* BEGIN INFORMATION SHOWN *

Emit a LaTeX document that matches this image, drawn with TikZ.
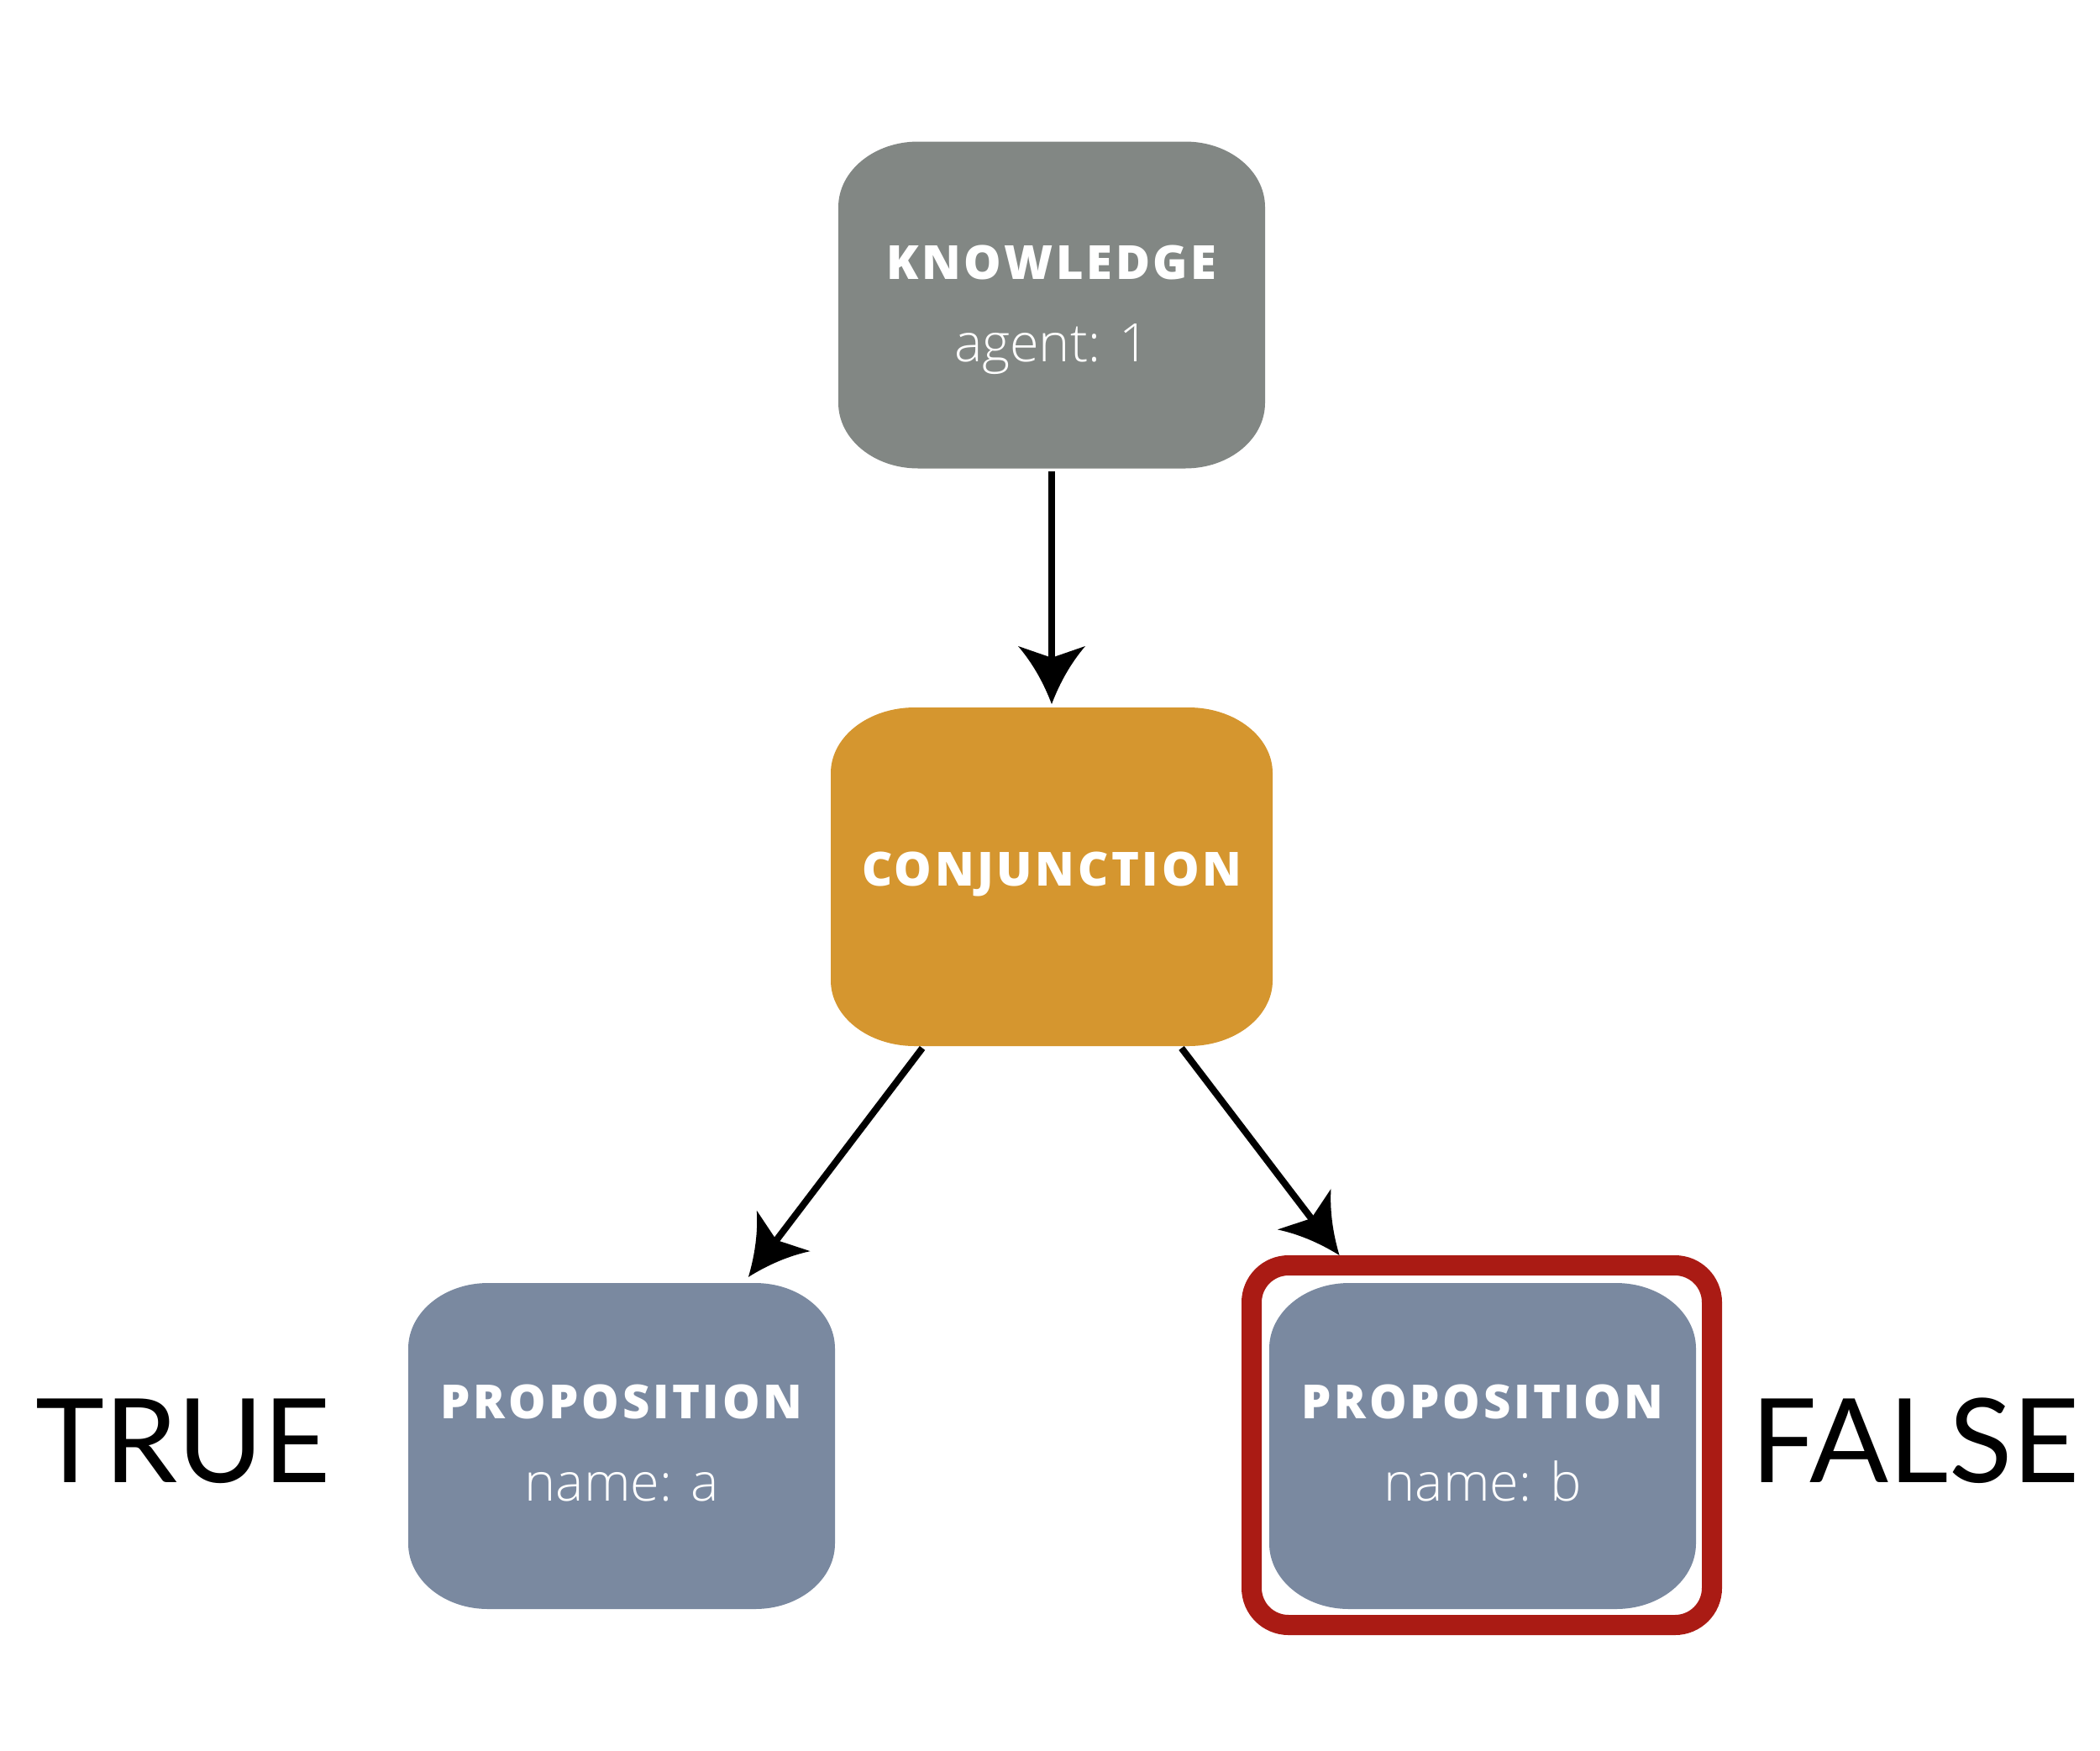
\documentclass[tikz,border=0pt]{standalone}
\usepackage{fontspec}
\setmainfont{Open Sans}
\IfFontExistsTF{Open Sans Light}{\newfontfamily\bodyfont{Open Sans Light}}{\newfontfamily\bodyfont{Open Sans}}
\IfFontExistsTF{Open Sans ExtraBold}
  {\newfontfamily\headfont[LetterSpace=6.5]{Open Sans ExtraBold}\def\headweight{}}
  {\IfFontExistsTF{Open Sans Extrabold}
    {\newfontfamily\headfont[LetterSpace=6.5]{Open Sans Extrabold}\def\headweight{}}
    {\newfontfamily\headfont[LetterSpace=8]{Open Sans}\def\headweight{\bfseries}}}
\newfontfamily\labfont{Lato}
\usetikzlibrary{arrows.meta}
\definecolor{kgrey}{HTML}{828784}
\definecolor{corange}{HTML}{D5962F}
\definecolor{pslate}{HTML}{7A89A0}
\definecolor{selred}{HTML}{AA1B14}
\pgfdeclarearrow{
  name = CurvedVee,
  parameters = {\the\pgfarrowlength,\the\pgfarrowwidth},
  setup code = {
    \pgfarrowssettipend{0pt}
    \pgfarrowssetbackend{-\pgfarrowlength}
    \pgfarrowssetlineend{-0.7\pgfarrowlength}
    \pgfarrowssavethe\pgfarrowlength
    \pgfarrowssavethe\pgfarrowwidth
  },
  drawing code = {
    \pgfpathmoveto{\pgfpointorigin}
    \pgfpathquadraticcurveto{\pgfpoint{-0.58\pgfarrowlength}{0.19\pgfarrowwidth}}{\pgfpoint{-\pgfarrowlength}{0.5\pgfarrowwidth}}
    \pgfpathlineto{\pgfpoint{-0.8\pgfarrowlength}{0pt}}
    \pgfpathlineto{\pgfpoint{-\pgfarrowlength}{-0.5\pgfarrowwidth}}
    \pgfpathquadraticcurveto{\pgfpoint{-0.58\pgfarrowlength}{-0.19\pgfarrowwidth}}{\pgfpointorigin}
    \pgfpathclose
    \pgfusepathqfill
  },
  defaults = {length = 69pt, width = 80pt}
}
% elliptical-corner box: cx, cy, w, h, rx, ry, style
\newcommand\ebox[7]{%
  \fill[#7] (#1,#2) ++({-#3/2+#5},{-#4/2})
    -- ++({#3-2*#5},0) arc[start angle=-90,end angle=0,x radius=#5,y radius=#6]
    -- ++(0,{#4-2*#6}) arc[start angle=0,end angle=90,x radius=#5,y radius=#6]
    -- ++({-#3+2*#5},0) arc[start angle=90,end angle=180,x radius=#5,y radius=#6]
    -- ++(0,{-#4+2*#6}) arc[start angle=180,end angle=270,x radius=#5,y radius=#6]
    -- cycle;}
\tikzset{
  boxnode/.style={shape=rectangle, inner sep=0pt, outer sep=0pt},
  head/.style={font=\headfont\headweight\fontsize{56}{60}\selectfont, text=white, anchor=base, inner sep=0pt},
  body/.style={font=\bodyfont\fontsize{63}{70}\selectfont, text=white, anchor=base, inner sep=0pt},
  tf/.style={font=\labfont\fontsize{139}{150}\selectfont, text=black, anchor=base, inner sep=0pt},
  conn/.style={line width=8pt, -{CurvedVee}, shorten <=3pt, shorten >=4pt},
  sel/.style={draw=selred, line width=24pt, rounded corners=44pt, inner sep=0pt,
    minimum width=548pt, minimum height=428pt}
}
\begin{document}
\begin{tikzpicture}[x=1pt,y=-1pt]
\useasboundingbox (0,0) rectangle (2500,2083);
% box backgrounds
\ebox{1252}{363}{508}{389}{95}{78}{kgrey}
\ebox{1252}{1043.5}{526}{403}{100}{78}{corange}
\ebox{740}{1721}{508}{388}{95}{78}{pslate}
\ebox{1765}{1721}{508}{388}{95}{78}{pslate}
% nodes
\node[boxnode, minimum width=508pt, minimum height=389pt] (know) at (1252,363) {};
\node[boxnode, minimum width=526pt, minimum height=403pt] (conj) at (1252,1043.5) {};
\node[boxnode, minimum width=508pt, minimum height=388pt] (pa) at (740,1721) {};
\node[boxnode, minimum width=508pt, minimum height=388pt] (pb) at (1765,1721) {};
\node[sel] (bsel) at (1764,1720) {};
% texts
\node[head] (know-h) at (1252,332) {KNOWLEDGE};
\node[body] (know-t) at (1252,430) {agent: 1};
\node[head] (conj-h) at (1252,1054) {CONJUNCTION};
\node[head] (pa-h) at (740,1688) {PROPOSITION};
\node[body] (pa-t) at (740,1786) {name: a};
\node[head] (pb-h) at (1765,1688) {PROPOSITION};
\node[body] (pb-t) at (1765,1786) {name: b};
\node[tf] (true) at (218,1764) {TRUE};
\node[tf] (false) at (2280,1764) {FALSE};
% connectors
\draw[conn] (know) -- (conj);
\draw[conn, shorten >=9pt] (conj) -- (pa);
\draw[conn, shorten >=0pt] (conj) -- (bsel);
\end{tikzpicture}
\end{document}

* END INFORMATION SHOWN *

> _EXERCISE DETAILS_
The material above must be printed exactly, with its pictures left out.

> _ANSWER BELOW_
Emit a LaTeX document that matches this image, drawn with TikZ.
\documentclass[tikz,border=0pt]{standalone}
\usepackage{fontspec}
\setmainfont{Open Sans}
\IfFontExistsTF{Open Sans Light}{\newfontfamily\bodyfont{Open Sans Light}}{\newfontfamily\bodyfont{Open Sans}}
\IfFontExistsTF{Open Sans ExtraBold}
  {\newfontfamily\headfont[LetterSpace=6.5]{Open Sans ExtraBold}\def\headweight{}}
  {\IfFontExistsTF{Open Sans Extrabold}
    {\newfontfamily\headfont[LetterSpace=6.5]{Open Sans Extrabold}\def\headweight{}}
    {\newfontfamily\headfont[LetterSpace=8]{Open Sans}\def\headweight{\bfseries}}}
\newfontfamily\labfont{Lato}
\usetikzlibrary{arrows.meta}
\definecolor{kgrey}{HTML}{828784}
\definecolor{corange}{HTML}{D5962F}
\definecolor{pslate}{HTML}{7A89A0}
\definecolor{selred}{HTML}{AA1B14}
\pgfdeclarearrow{
  name = CurvedVee,
  parameters = {\the\pgfarrowlength,\the\pgfarrowwidth},
  setup code = {
    \pgfarrowssettipend{0pt}
    \pgfarrowssetbackend{-\pgfarrowlength}
    \pgfarrowssetlineend{-0.7\pgfarrowlength}
    \pgfarrowssavethe\pgfarrowlength
    \pgfarrowssavethe\pgfarrowwidth
  },
  drawing code = {
    \pgfpathmoveto{\pgfpointorigin}
    \pgfpathquadraticcurveto{\pgfpoint{-0.58\pgfarrowlength}{0.19\pgfarrowwidth}}{\pgfpoint{-\pgfarrowlength}{0.5\pgfarrowwidth}}
    \pgfpathlineto{\pgfpoint{-0.8\pgfarrowlength}{0pt}}
    \pgfpathlineto{\pgfpoint{-\pgfarrowlength}{-0.5\pgfarrowwidth}}
    \pgfpathquadraticcurveto{\pgfpoint{-0.58\pgfarrowlength}{-0.19\pgfarrowwidth}}{\pgfpointorigin}
    \pgfpathclose
    \pgfusepathqfill
  },
  defaults = {length = 69pt, width = 80pt}
}
% elliptical-corner box: cx, cy, w, h, rx, ry, style
\newcommand\ebox[7]{%
  \fill[#7] (#1,#2) ++({-#3/2+#5},{-#4/2})
    -- ++({#3-2*#5},0) arc[start angle=-90,end angle=0,x radius=#5,y radius=#6]
    -- ++(0,{#4-2*#6}) arc[start angle=0,end angle=90,x radius=#5,y radius=#6]
    -- ++({-#3+2*#5},0) arc[start angle=90,end angle=180,x radius=#5,y radius=#6]
    -- ++(0,{-#4+2*#6}) arc[start angle=180,end angle=270,x radius=#5,y radius=#6]
    -- cycle;}
\tikzset{
  boxnode/.style={shape=rectangle, inner sep=0pt, outer sep=0pt},
  head/.style={font=\headfont\headweight\fontsize{56}{60}\selectfont, text=white, anchor=base, inner sep=0pt},
  body/.style={font=\bodyfont\fontsize{63}{70}\selectfont, text=white, anchor=base, inner sep=0pt},
  tf/.style={font=\labfont\fontsize{139}{150}\selectfont, text=black, anchor=base, inner sep=0pt},
  conn/.style={line width=8pt, -{CurvedVee}, shorten <=3pt, shorten >=4pt},
  sel/.style={draw=selred, line width=24pt, rounded corners=44pt, inner sep=0pt,
    minimum width=548pt, minimum height=428pt}
}
\begin{document}
\begin{tikzpicture}[x=1pt,y=-1pt]
\useasboundingbox (0,0) rectangle (2500,2083);
% box backgrounds
\ebox{1252}{363}{508}{389}{95}{78}{kgrey}
\ebox{1252}{1043.5}{526}{403}{100}{78}{corange}
\ebox{740}{1721}{508}{388}{95}{78}{pslate}
\ebox{1765}{1721}{508}{388}{95}{78}{pslate}
% nodes
\node[boxnode, minimum width=508pt, minimum height=389pt] (know) at (1252,363) {};
\node[boxnode, minimum width=526pt, minimum height=403pt] (conj) at (1252,1043.5) {};
\node[boxnode, minimum width=508pt, minimum height=388pt] (pa) at (740,1721) {};
\node[boxnode, minimum width=508pt, minimum height=388pt] (pb) at (1765,1721) {};
\node[sel] (bsel) at (1764,1720) {};
% texts
\node[head] (know-h) at (1252,332) {KNOWLEDGE};
\node[body] (know-t) at (1252,430) {agent: 1};
\node[head] (conj-h) at (1252,1054) {CONJUNCTION};
\node[head] (pa-h) at (740,1688) {PROPOSITION};
\node[body] (pa-t) at (740,1786) {name: a};
\node[head] (pb-h) at (1765,1688) {PROPOSITION};
\node[body] (pb-t) at (1765,1786) {name: b};
\node[tf] (true) at (218,1764) {TRUE};
\node[tf] (false) at (2280,1764) {FALSE};
% connectors
\draw[conn] (know) -- (conj);
\draw[conn, shorten >=9pt] (conj) -- (pa);
\draw[conn, shorten >=0pt] (conj) -- (bsel);
\end{tikzpicture}
\end{document}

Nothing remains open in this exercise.